INPUT RECORDS:

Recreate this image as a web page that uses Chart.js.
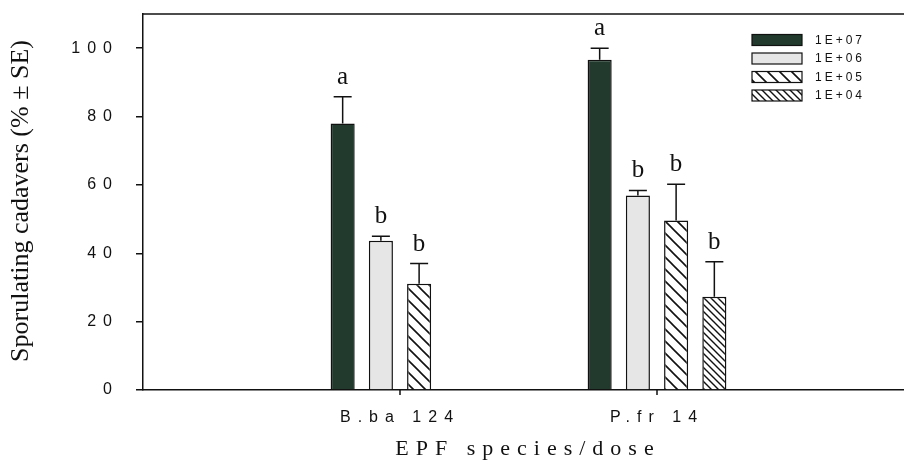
<!DOCTYPE html>
<html><head><meta charset="utf-8">
<script src="https://cdn.jsdelivr.net/npm/chart.js@4/dist/chart.umd.min.js"></script>
<style>html,body{margin:0;padding:0;overflow:hidden;background:#fff}#wrap{width:914px;height:472px;position:relative}</style>
</head><body><div id="wrap"><canvas id="c" width="914" height="472"></canvas></div>
<script>
// ---- data ----
const categories = ['', 'B.ba 124', 'P.fr 14', ''];
const doseLabels = ['1E+07', '1E+06', '1E+05', '1E+04'];
const dose07 = [null, 78.0, 96.6, null];
const dose06 = [null, 43.7, 56.9, null];
const dose05 = [null, 31.1, 49.6, null];
const dose04 = [null, null, 27.3, null];
const se07 = [null, 7.8, 3.4, null];
const se06 = [null, 1.3, 1.5, null];
const se05 = [null, 5.9, 10.6, null];
const se04 = [null, null, 10.2, null];
const let07 = [null, 'a', 'a', null];
const let06 = [null, 'b', 'b', null];
const let05 = [null, 'b', 'b', null];
const let04 = [null, null, 'b', null];
const yTickValues = [0, 20, 40, 60, 80, 100];
const yTitle = 'Sporulating cadavers (% \u00B1 SE)';
const xTitle = 'EPF species/dose';

const canvas = document.getElementById('c');
const ctx0 = canvas.getContext('2d');
function hatch(size, lw) {
  const c = document.createElement('canvas'); c.width = c.height = size;
  const g = c.getContext('2d');
  g.fillStyle = '#fff'; g.fillRect(0, 0, size, size);
  g.strokeStyle = '#111'; g.lineWidth = lw; g.beginPath();
  g.moveTo(-2, -2); g.lineTo(size + 2, size + 2);
  g.moveTo(-2, size - 2); g.lineTo(2, size + 2);
  g.moveTo(size - 2, -2); g.lineTo(size + 2, 2);
  g.stroke();
  return ctx0.createPattern(c, 'repeat');
}
const fills = ['#213a2d', '#e6e6e6', hatch(12, 1.6), hatch(7, 1.4)];
const seriesVals = [dose07, dose06, dose05, dose04];
const seriesErr = [se07, se06, se05, se04];
const seriesLet = [let07, let06, let05, let04];

const TICK_LS = '7px';
const spacing = {
  id: 'spacing',
  beforeUpdate(ch) { ch.ctx.letterSpacing = TICK_LS; },
  beforeDraw(ch) { ch.ctx.letterSpacing = TICK_LS; }
};

const extras = {
  id: 'extras',
  afterDatasetsDraw(ch) {
    const ctx = ch.ctx, ys = ch.scales.y;
    ctx.save();
    ctx.letterSpacing = '0px';
    ctx.strokeStyle = '#111'; ctx.lineWidth = 1.5;
    ch.data.datasets.forEach((ds, i) => {
      const meta = ch.getDatasetMeta(i);
      ds.data.forEach((v, j) => {
        if (v == null) return;
        const bar = meta.data[j];
        const yTop = ys.getPixelForValue(v);
        const yE = ys.getPixelForValue(v + seriesErr[i][j]);
        ctx.beginPath();
        ctx.moveTo(bar.x, yTop); ctx.lineTo(bar.x, yE);
        ctx.moveTo(bar.x - 9, yE); ctx.lineTo(bar.x + 9, yE);
        ctx.stroke();
        const L = seriesLet[i][j];
        if (L) {
          ctx.fillStyle = '#111';
          ctx.font = '25px "Liberation Serif", "Times New Roman", serif';
          ctx.textAlign = 'center'; ctx.textBaseline = 'alphabetic';
          ctx.fillText(L, bar.x, yE - 13);
        }
      });
    });
    ctx.restore();
  },
  afterDraw(ch) {
    const ctx = ch.ctx, a = ch.chartArea, xs = ch.scales.x;
    ctx.save();
    ctx.strokeStyle = '#111'; ctx.lineWidth = 1.5;
    ctx.beginPath(); ctx.moveTo(a.left, a.top); ctx.lineTo(a.right, a.top); ctx.stroke();
    // x tick marks at labelled categories
    ctx.beginPath();
    xs.ticks.forEach((t, i) => {
      if (!categories[i]) return;
      const px = xs.getPixelForTick(i);
      ctx.moveTo(px, a.bottom); ctx.lineTo(px, a.bottom + 5);
    });
    ctx.stroke();
    // legend
    ctx.letterSpacing = '3px';
    ctx.font = '12px "Liberation Sans", Arial, sans-serif';
    ctx.textAlign = 'left'; ctx.textBaseline = 'middle';
    ch.data.datasets.forEach((ds, i) => {
      const cy = 40 + i * 18.5;
      ctx.fillStyle = ds.backgroundColor;
      ctx.fillRect(752, cy - 5.5, 50, 11);
      ctx.lineWidth = 1.2; ctx.strokeStyle = '#111';
      ctx.strokeRect(752, cy - 5.5, 50, 11);
      ctx.fillStyle = '#111';
      ctx.fillText(ds.label, 815, cy + 0.5);
    });
    // axis titles
    ctx.letterSpacing = '0px';
    ctx.font = '26px "Liberation Serif", "Times New Roman", serif';
    ctx.textAlign = 'center'; ctx.textBaseline = 'middle';
    ctx.translate(21, 201); ctx.rotate(-Math.PI / 2);
    ctx.fillText(yTitle, 0, 0);
    ctx.setTransform(1, 0, 0, 1, 0, 0);
    ctx.letterSpacing = '7px';
    ctx.font = '22px "Liberation Serif", "Times New Roman", serif';
    ctx.textAlign = 'center'; ctx.textBaseline = 'middle';
    ctx.fillText(xTitle, 528, 449);
    ctx.restore();
  }
};

new Chart(canvas, {
  type: 'bar',
  data: {
    labels: categories,
    datasets: seriesVals.map((d, i) => ({
      label: doseLabels[i], data: d,
      backgroundColor: fills[i], borderColor: '#111', borderWidth: 1.5,
      categoryPercentage: 0.595, barPercentage: 0.63
    }))
  },
  options: {
    responsive: false, animation: false, devicePixelRatio: 1,
    layout: { padding: { left: 0, right: 0, top: 14, bottom: 0 } },
    plugins: { legend: { display: false }, tooltip: { enabled: false } },
    scales: {
      x: {
        offset: false,
        grid: { display: false, offset: false },
        border: { display: true, color: '#111', width: 1.5 },
        ticks: {
          color: '#111', padding: 10, maxRotation: 0, autoSkip: false,
          font: { family: '"Liberation Sans", Arial, sans-serif', size: 16 }
        },
        afterFit(s) { s.height = 82; s.paddingLeft = 0; s.paddingRight = 0; }
      },
      y: {
        min: 0, max: 110,
        afterBuildTicks(s) { s.ticks = yTickValues.map(v => ({ value: v })); },
        grid: { drawOnChartArea: false, drawTicks: true, tickLength: 7, tickColor: '#111', lineWidth: 1.5 },
        border: { display: true, color: '#111', width: 1.5 },
        ticks: {
          color: '#111', padding: 17,
          font: { family: '"Liberation Sans", Arial, sans-serif', size: 16 }
        },
        afterFit(s) { s.width = 143; s.paddingTop = 0; s.paddingBottom = 0; }
      }
    }
  },
  plugins: [spacing, extras]
});
</script></body></html>
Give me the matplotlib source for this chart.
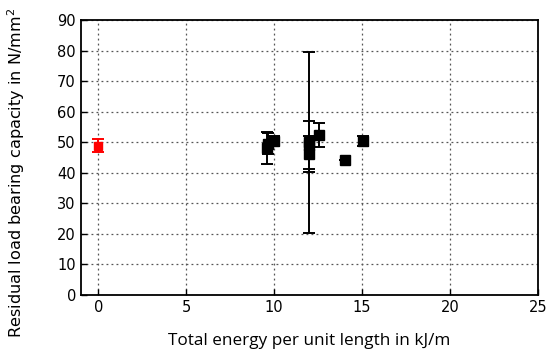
import numpy as np
import matplotlib.pyplot as plt

plt.rcParams['font.family'] = ['DejaVu Sans']

# reference point (red)
ref_x = [0.0]
ref_y = [48.8]
ref_err = [2.1]

# impact tests (black)
energy = [9.6, 9.65, 10.0, 12.0, 12.0, 12.0, 12.55, 14.0, 15.05]
capacity = [48.1, 49.5, 50.3, 50.0, 49.0, 46.0, 52.4, 44.3, 50.3]
cap_err = [5.3, 3.5, 1.7, 29.6, 7.8, 5.9, 4.0, 0.0, 1.6]

fig = plt.figure(figsize=(5.53, 3.51), dpi=100)
ax = fig.add_axes([0.146, 0.16, 0.827, 0.783])

ax.errorbar(energy, capacity, yerr=cap_err, fmt='s', color='black', ms=6.5,
            elinewidth=1.4, capsize=4, capthick=1.4, zorder=3)
ax.errorbar(ref_x, ref_y, yerr=ref_err, fmt='s', color='red', ms=6.0,
            elinewidth=1.4, capsize=4, capthick=1.4, zorder=3)

ax.set_xlim(-1, 25)
ax.set_ylim(0, 90)
ax.set_xticks(range(0, 26, 5))
ax.set_yticks(range(0, 91, 10))
ax.grid(True, linestyle=(0, (1.5, 2.5)), color='#555555', linewidth=0.9)
ax.tick_params(direction='in', length=4, width=1, labelsize=10.5, colors='black')
for s in ax.spines.values():
    s.set_linewidth(1.3)

ax.set_xlabel('Total energy per unit length in kJ/m', fontsize=12.3,
              family=['Open Sans', 'DejaVu Sans'], labelpad=13.5)
ax.set_ylabel('Residual load bearing capacity in N/mm$^2$', fontsize=11.6)
ax.yaxis.set_label_coords(-0.118, 0.445)

fig.savefig('out.png', dpi=100)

TASK DETAILS: Only the lines from the one with "Give me the matplotlib source for this chart." down to the one with "s.set_linewidth(1.3)" belong in your copy, both ends included; write them out exactly and skip any pictures.

ANSWER:
Give me the matplotlib source for this chart.
import numpy as np
import matplotlib.pyplot as plt

plt.rcParams['font.family'] = ['DejaVu Sans']

# reference point (red)
ref_x = [0.0]
ref_y = [48.8]
ref_err = [2.1]

# impact tests (black)
energy = [9.6, 9.65, 10.0, 12.0, 12.0, 12.0, 12.55, 14.0, 15.05]
capacity = [48.1, 49.5, 50.3, 50.0, 49.0, 46.0, 52.4, 44.3, 50.3]
cap_err = [5.3, 3.5, 1.7, 29.6, 7.8, 5.9, 4.0, 0.0, 1.6]

fig = plt.figure(figsize=(5.53, 3.51), dpi=100)
ax = fig.add_axes([0.146, 0.16, 0.827, 0.783])

ax.errorbar(energy, capacity, yerr=cap_err, fmt='s', color='black', ms=6.5,
            elinewidth=1.4, capsize=4, capthick=1.4, zorder=3)
ax.errorbar(ref_x, ref_y, yerr=ref_err, fmt='s', color='red', ms=6.0,
            elinewidth=1.4, capsize=4, capthick=1.4, zorder=3)

ax.set_xlim(-1, 25)
ax.set_ylim(0, 90)
ax.set_xticks(range(0, 26, 5))
ax.set_yticks(range(0, 91, 10))
ax.grid(True, linestyle=(0, (1.5, 2.5)), color='#555555', linewidth=0.9)
ax.tick_params(direction='in', length=4, width=1, labelsize=10.5, colors='black')
for s in ax.spines.values():
    s.set_linewidth(1.3)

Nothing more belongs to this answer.